Leave out all pictures and return, exactly as written, the lines from the line containing "Recreate this image as a web" to the line containing "var porcentaje = [0.12, 0.40, 0.38, 0.10, 1.00]", both ends kept.
------ Provided data
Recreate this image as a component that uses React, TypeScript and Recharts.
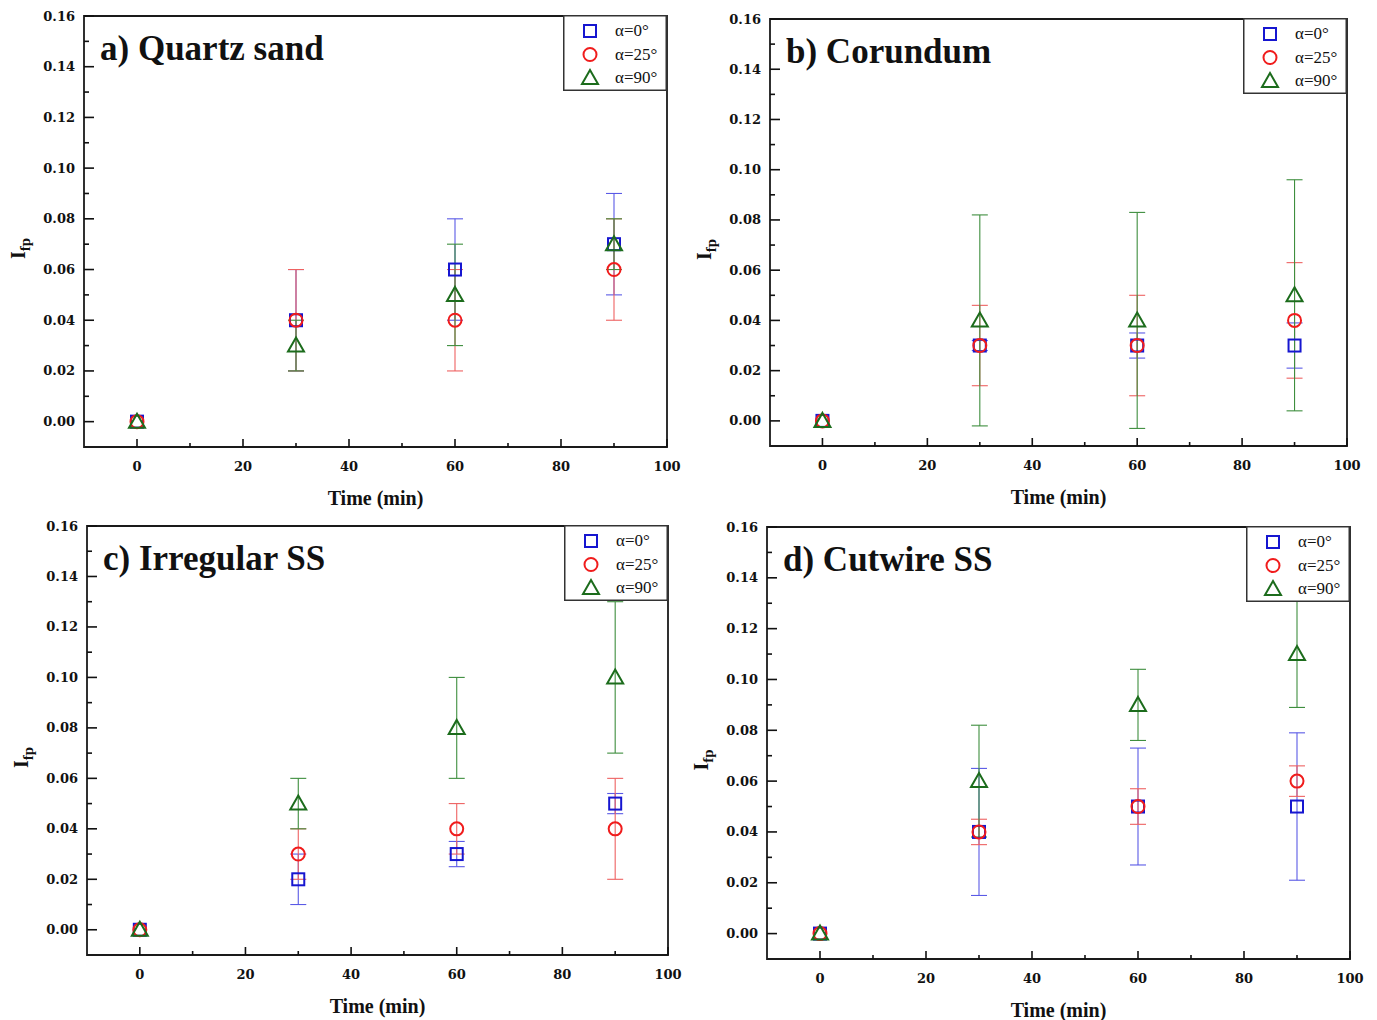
------------
------ Provided data
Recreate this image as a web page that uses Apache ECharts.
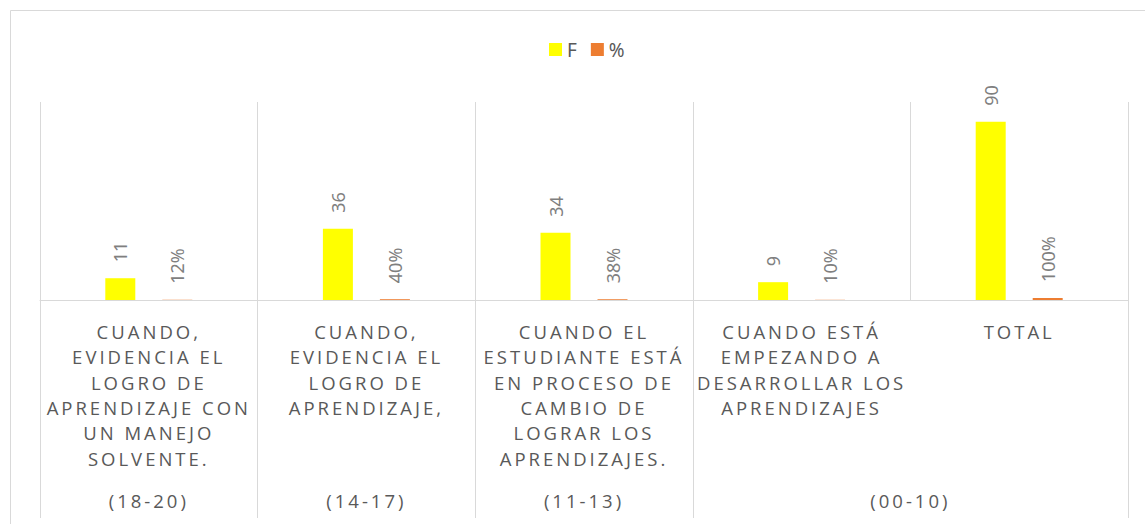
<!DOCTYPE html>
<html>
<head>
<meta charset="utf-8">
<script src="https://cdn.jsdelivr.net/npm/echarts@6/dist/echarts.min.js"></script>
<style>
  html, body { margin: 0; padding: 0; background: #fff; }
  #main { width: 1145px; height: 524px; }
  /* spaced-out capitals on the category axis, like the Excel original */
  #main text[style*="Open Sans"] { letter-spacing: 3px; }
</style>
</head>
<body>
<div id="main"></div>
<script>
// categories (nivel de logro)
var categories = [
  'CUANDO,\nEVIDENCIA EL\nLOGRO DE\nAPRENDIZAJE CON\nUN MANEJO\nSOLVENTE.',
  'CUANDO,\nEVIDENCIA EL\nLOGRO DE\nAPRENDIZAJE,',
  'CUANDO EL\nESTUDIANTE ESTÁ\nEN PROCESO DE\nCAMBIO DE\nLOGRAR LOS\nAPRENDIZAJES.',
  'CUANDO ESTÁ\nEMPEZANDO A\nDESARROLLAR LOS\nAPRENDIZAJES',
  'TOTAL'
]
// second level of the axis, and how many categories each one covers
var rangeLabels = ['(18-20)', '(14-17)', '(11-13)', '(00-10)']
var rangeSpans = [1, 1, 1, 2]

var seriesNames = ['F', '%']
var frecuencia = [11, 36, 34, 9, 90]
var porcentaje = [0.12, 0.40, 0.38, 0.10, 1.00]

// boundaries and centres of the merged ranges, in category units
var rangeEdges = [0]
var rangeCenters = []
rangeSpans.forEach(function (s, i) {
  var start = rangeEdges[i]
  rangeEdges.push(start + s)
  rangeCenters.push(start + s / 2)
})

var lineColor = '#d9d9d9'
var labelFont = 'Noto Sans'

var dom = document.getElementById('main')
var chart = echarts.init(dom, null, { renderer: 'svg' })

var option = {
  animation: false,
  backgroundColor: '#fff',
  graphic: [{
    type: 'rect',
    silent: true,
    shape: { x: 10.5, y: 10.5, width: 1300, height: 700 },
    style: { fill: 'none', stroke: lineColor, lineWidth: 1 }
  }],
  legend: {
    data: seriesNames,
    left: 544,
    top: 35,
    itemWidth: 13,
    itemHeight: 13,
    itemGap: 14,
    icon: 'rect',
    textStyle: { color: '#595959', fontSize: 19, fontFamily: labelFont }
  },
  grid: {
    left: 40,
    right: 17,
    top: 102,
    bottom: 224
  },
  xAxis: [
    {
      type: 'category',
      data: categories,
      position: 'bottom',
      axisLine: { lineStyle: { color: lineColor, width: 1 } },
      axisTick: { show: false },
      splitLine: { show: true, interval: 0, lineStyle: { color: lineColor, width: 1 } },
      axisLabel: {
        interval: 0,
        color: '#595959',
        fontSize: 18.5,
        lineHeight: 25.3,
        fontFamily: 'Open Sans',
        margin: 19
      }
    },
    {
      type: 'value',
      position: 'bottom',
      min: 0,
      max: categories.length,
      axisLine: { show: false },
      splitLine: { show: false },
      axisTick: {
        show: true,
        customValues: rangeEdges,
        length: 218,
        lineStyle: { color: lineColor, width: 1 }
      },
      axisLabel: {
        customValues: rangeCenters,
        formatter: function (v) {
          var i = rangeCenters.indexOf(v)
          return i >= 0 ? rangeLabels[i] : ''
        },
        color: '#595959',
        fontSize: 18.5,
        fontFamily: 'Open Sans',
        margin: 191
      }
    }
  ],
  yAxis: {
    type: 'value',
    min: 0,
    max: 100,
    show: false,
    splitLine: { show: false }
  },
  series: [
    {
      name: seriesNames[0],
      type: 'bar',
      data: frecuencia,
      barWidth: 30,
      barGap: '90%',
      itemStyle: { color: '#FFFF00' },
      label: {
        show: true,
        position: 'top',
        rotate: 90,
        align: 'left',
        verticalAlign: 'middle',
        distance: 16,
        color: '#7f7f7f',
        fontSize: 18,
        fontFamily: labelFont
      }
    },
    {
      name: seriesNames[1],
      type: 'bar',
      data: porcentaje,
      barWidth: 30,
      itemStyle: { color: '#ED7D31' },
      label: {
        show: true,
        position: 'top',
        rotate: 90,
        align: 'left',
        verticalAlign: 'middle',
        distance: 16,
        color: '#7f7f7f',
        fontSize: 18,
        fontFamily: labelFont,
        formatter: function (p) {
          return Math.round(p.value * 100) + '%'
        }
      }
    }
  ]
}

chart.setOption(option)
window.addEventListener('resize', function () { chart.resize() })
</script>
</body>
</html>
------------
------ Provided data
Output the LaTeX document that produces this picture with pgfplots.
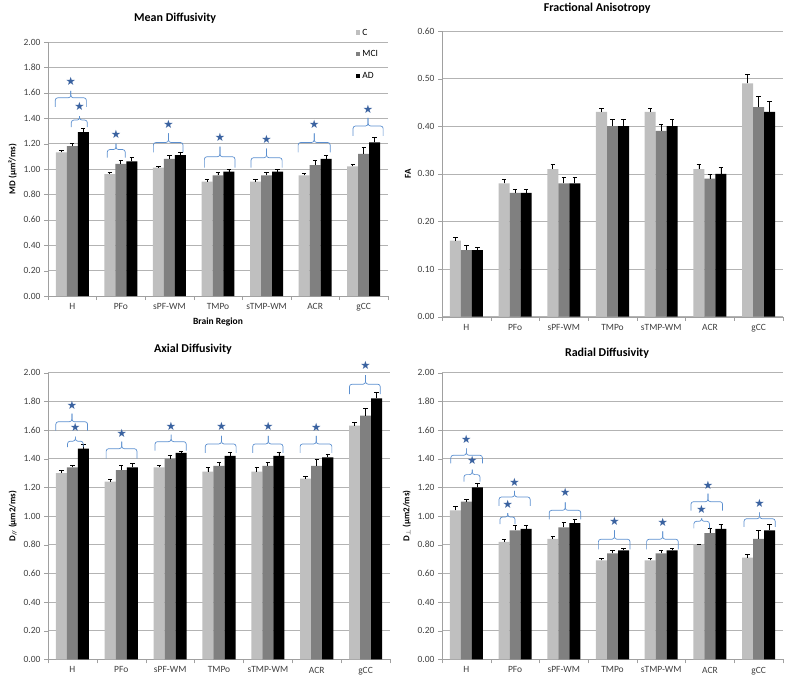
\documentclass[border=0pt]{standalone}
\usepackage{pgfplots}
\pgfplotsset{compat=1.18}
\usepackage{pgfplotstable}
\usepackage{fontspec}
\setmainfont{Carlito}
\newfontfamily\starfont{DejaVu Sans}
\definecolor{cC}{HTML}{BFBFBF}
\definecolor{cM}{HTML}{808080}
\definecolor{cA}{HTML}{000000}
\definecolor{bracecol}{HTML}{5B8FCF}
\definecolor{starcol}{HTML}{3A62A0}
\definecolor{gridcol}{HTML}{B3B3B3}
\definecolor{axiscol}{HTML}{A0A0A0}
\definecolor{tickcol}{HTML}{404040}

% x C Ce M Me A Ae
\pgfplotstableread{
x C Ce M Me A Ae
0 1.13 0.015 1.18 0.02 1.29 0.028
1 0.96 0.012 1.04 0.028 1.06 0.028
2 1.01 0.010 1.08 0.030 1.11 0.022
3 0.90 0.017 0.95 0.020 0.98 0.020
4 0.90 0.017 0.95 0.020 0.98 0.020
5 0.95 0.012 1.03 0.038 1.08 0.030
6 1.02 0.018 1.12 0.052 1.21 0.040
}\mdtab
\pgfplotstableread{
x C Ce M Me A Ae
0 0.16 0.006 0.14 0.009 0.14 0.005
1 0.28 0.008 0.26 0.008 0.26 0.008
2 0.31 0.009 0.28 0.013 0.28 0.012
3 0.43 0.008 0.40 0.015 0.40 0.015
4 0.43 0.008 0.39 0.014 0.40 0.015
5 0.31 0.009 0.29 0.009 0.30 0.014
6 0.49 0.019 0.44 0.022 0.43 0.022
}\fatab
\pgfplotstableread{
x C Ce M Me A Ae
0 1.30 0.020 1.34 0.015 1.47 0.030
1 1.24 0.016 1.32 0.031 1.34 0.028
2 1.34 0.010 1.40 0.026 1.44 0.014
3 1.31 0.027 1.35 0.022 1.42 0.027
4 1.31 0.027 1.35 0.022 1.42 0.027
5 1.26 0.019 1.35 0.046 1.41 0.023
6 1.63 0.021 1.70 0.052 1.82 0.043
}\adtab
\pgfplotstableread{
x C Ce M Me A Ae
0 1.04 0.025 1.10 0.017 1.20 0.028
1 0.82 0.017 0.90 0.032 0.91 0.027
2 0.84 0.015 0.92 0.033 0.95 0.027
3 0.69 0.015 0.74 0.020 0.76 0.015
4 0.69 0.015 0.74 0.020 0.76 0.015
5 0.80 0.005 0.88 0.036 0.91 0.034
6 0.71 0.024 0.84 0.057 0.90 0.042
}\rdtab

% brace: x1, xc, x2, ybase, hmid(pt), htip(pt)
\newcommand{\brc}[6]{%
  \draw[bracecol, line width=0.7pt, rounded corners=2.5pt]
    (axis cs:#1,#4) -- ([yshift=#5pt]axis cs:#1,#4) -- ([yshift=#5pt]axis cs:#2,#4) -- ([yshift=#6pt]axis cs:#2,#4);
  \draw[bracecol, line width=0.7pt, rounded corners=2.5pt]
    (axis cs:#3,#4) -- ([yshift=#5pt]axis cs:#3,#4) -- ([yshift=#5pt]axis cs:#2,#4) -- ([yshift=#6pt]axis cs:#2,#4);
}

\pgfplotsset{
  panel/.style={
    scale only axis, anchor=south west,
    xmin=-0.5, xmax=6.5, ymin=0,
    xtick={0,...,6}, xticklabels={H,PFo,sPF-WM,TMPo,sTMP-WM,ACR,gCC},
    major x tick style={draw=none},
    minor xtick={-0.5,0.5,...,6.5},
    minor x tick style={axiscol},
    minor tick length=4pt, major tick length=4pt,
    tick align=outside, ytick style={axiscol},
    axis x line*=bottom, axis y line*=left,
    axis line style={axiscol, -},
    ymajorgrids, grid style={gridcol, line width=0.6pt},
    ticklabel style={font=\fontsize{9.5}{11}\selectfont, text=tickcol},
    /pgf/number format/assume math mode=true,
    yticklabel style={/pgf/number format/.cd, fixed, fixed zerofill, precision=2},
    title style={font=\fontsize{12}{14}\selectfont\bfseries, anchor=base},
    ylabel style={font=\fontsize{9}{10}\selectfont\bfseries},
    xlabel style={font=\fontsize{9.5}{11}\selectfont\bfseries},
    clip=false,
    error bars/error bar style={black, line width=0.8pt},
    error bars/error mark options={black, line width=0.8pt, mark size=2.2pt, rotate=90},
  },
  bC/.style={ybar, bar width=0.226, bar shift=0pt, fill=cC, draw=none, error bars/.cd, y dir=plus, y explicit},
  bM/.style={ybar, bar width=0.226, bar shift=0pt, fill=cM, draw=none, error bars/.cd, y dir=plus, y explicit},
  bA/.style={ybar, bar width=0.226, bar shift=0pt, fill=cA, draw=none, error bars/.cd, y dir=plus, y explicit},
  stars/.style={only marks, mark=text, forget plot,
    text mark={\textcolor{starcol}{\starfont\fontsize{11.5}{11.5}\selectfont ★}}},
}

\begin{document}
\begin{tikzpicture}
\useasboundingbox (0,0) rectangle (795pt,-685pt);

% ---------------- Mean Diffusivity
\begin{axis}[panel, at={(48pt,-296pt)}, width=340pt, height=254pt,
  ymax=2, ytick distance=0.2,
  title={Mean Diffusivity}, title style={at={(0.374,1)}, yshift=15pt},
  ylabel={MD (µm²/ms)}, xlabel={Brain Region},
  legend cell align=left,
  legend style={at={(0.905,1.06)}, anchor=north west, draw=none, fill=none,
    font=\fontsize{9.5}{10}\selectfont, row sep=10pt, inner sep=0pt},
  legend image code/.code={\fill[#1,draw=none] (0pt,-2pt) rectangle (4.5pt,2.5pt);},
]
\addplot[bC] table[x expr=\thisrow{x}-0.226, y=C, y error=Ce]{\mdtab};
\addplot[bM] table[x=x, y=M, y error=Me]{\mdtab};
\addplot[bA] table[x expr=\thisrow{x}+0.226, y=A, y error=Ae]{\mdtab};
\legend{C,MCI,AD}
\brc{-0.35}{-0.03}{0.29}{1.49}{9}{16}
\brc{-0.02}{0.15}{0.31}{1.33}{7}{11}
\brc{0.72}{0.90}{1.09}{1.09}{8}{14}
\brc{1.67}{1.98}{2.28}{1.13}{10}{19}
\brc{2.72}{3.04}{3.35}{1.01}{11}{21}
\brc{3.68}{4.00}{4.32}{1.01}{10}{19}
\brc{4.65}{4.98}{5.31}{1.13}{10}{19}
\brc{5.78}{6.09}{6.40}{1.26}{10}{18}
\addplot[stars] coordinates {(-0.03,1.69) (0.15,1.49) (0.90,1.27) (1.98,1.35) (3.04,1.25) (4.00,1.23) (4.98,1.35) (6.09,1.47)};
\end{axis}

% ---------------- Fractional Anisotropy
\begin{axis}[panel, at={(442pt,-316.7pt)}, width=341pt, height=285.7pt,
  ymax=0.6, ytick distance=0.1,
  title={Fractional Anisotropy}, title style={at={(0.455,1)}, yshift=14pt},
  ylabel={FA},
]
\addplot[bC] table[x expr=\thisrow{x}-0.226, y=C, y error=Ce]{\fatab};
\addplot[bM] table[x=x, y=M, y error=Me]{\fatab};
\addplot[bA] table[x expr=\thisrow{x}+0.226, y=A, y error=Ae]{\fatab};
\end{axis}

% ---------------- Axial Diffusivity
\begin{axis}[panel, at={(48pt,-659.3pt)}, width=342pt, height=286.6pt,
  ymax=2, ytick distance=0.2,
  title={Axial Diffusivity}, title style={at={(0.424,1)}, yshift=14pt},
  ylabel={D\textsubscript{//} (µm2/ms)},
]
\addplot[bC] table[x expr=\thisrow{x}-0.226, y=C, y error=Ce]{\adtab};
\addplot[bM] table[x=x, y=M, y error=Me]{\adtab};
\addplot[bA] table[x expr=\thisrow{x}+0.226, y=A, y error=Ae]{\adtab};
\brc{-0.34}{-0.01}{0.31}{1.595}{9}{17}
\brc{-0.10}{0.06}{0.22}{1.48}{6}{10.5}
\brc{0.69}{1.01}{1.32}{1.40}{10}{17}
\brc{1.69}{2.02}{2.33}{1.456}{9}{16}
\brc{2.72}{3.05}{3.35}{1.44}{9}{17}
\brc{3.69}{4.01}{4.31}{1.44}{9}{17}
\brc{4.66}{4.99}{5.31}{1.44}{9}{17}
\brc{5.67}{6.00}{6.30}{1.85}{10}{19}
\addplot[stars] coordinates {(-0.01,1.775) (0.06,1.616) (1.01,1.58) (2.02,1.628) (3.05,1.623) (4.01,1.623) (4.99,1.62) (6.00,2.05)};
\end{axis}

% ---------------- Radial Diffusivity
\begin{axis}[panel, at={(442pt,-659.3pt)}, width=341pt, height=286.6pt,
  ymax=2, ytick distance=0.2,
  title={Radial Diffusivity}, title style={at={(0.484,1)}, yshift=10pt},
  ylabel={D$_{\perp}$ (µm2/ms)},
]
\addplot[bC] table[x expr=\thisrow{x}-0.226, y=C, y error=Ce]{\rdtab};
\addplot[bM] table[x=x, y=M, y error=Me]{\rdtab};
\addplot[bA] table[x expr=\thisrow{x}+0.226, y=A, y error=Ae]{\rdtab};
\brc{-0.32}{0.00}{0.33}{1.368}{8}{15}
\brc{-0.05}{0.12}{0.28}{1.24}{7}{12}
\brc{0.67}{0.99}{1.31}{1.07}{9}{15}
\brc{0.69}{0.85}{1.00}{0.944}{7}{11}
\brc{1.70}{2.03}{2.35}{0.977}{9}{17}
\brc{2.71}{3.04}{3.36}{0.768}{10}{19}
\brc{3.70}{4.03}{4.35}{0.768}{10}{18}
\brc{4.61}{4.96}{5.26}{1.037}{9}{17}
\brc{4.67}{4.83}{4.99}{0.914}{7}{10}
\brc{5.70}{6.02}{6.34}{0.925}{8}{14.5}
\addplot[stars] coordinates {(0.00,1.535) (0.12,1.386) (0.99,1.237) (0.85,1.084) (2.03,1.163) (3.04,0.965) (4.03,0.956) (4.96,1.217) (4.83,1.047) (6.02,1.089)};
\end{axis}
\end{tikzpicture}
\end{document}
------------
■ **Written reply**:
Recreate this image as a web page that uses Apache ECharts.
<!DOCTYPE html>
<html>
<head>
<meta charset="utf-8">
<script src="https://cdn.jsdelivr.net/npm/echarts@6/dist/echarts.min.js"></script>
<style>
  html, body { margin: 0; padding: 0; background: #fff; }
  #main { width: 1145px; height: 524px; }
  /* spaced-out capitals on the category axis, like the Excel original */
  #main text[style*="Open Sans"] { letter-spacing: 3px; }
</style>
</head>
<body>
<div id="main"></div>
<script>
// categories (nivel de logro)
var categories = [
  'CUANDO,\nEVIDENCIA EL\nLOGRO DE\nAPRENDIZAJE CON\nUN MANEJO\nSOLVENTE.',
  'CUANDO,\nEVIDENCIA EL\nLOGRO DE\nAPRENDIZAJE,',
  'CUANDO EL\nESTUDIANTE ESTÁ\nEN PROCESO DE\nCAMBIO DE\nLOGRAR LOS\nAPRENDIZAJES.',
  'CUANDO ESTÁ\nEMPEZANDO A\nDESARROLLAR LOS\nAPRENDIZAJES',
  'TOTAL'
]
// second level of the axis, and how many categories each one covers
var rangeLabels = ['(18-20)', '(14-17)', '(11-13)', '(00-10)']
var rangeSpans = [1, 1, 1, 2]

var seriesNames = ['F', '%']
var frecuencia = [11, 36, 34, 9, 90]
var porcentaje = [0.12, 0.40, 0.38, 0.10, 1.00]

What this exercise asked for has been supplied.